PayPal (PYPL) Faces Analyst Downgrades Amid Rising Competition and Slower Checkout Growth

PayPal Holdings, Inc. (NASDAQ:PYPL) is one of the best cheap stocks to buy for 2026. On January 28, Rothschild Redburn analyst Dominic Ball downgraded PayPal Holdings, Inc. (NASDAQ:PYPL) from Neutral to Sell and slashed the price target from $70 to $50. Ball cited the increasing competitive advantage of traditional card networks as a primary reason for the pessimistic shift toward the digital payments giant.

PayPal (PYPL) Faces Analyst Downgrades Amid Rising Competition and Slower Checkout Growth

Ball specifically highlighted that the marginal consumer is choosing alternative payment methods more often than in the past. He noted that rivals such as Apple Pay, Google Pay, Shopify’s Shop Pay, and Stripe’s Link are winning incremental users away from PayPal’s platform. Also, the analyst pointed out that the e-commerce world is going “agentic” and that in this new landscape, traditional card networks have an edge through stronger pricing power and demand for cyber and risk services.

Later that day, on January 28, Morgan Stanley lowered its price target on PayPal to $50 from $51 and kept an Underweight rating on the stock. The firm cited slower growth in the company’s branded checkout segment. It explained that it trimmed expectations because it reduced its 2026 branded checkout growth forecast to 3.3% from 3.9%.

Morgan Stanley pointed out that PayPal’s progress on upgrading checkout integrations has been slow.
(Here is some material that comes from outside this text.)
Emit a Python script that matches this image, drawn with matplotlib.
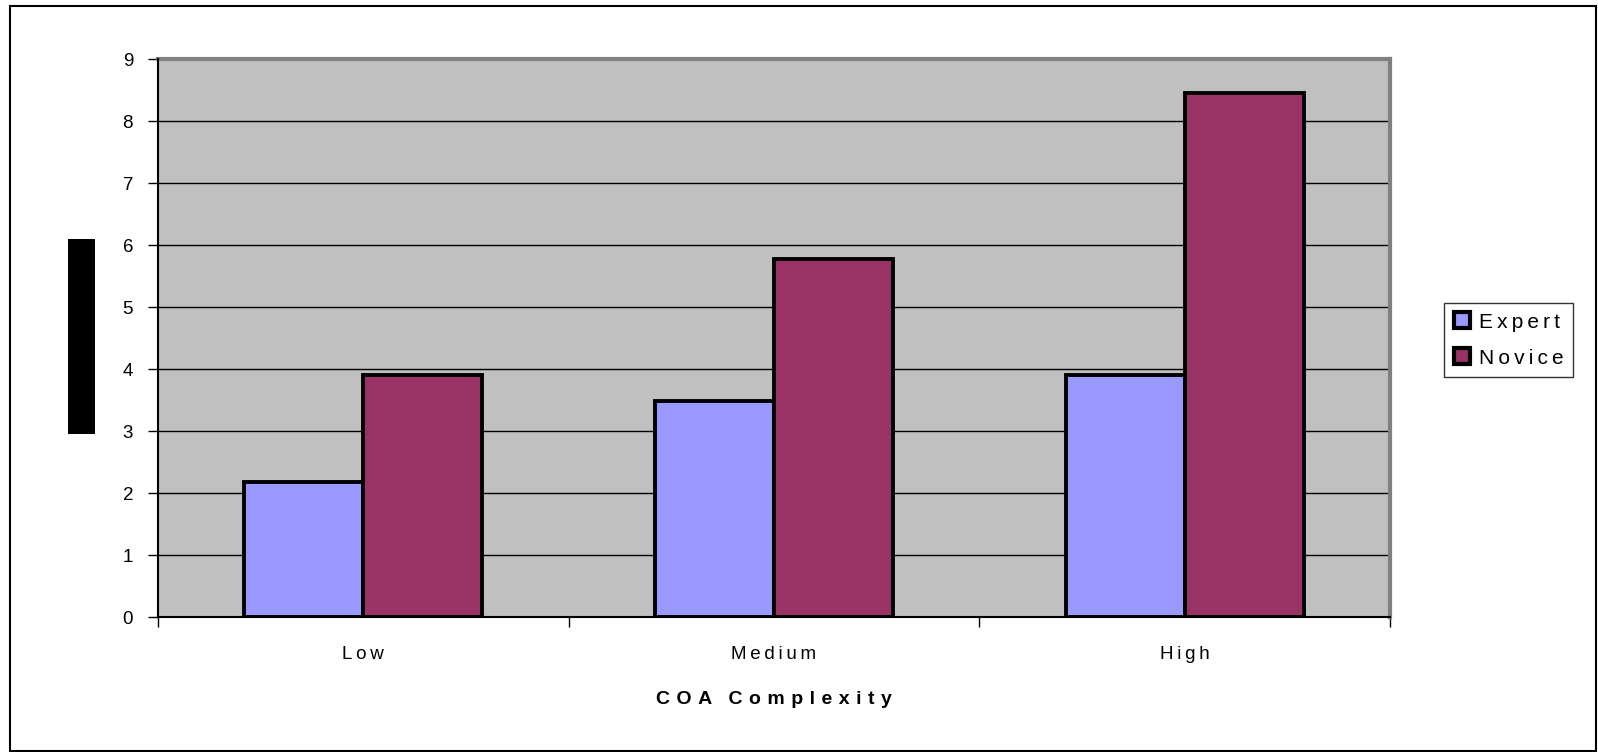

The bank noted that only 25% of merchants had moved to the new checkout experience in about 15 months, and of those, only half are using the most optimized integration.

PayPal Holdings, Inc. (NASDAQ:PYPL) operates a digital payments platform that enables consumers and merchants to send, receive, and manage transactions online and through mobile devices. Its services include PayPal, Venmo, and Braintree.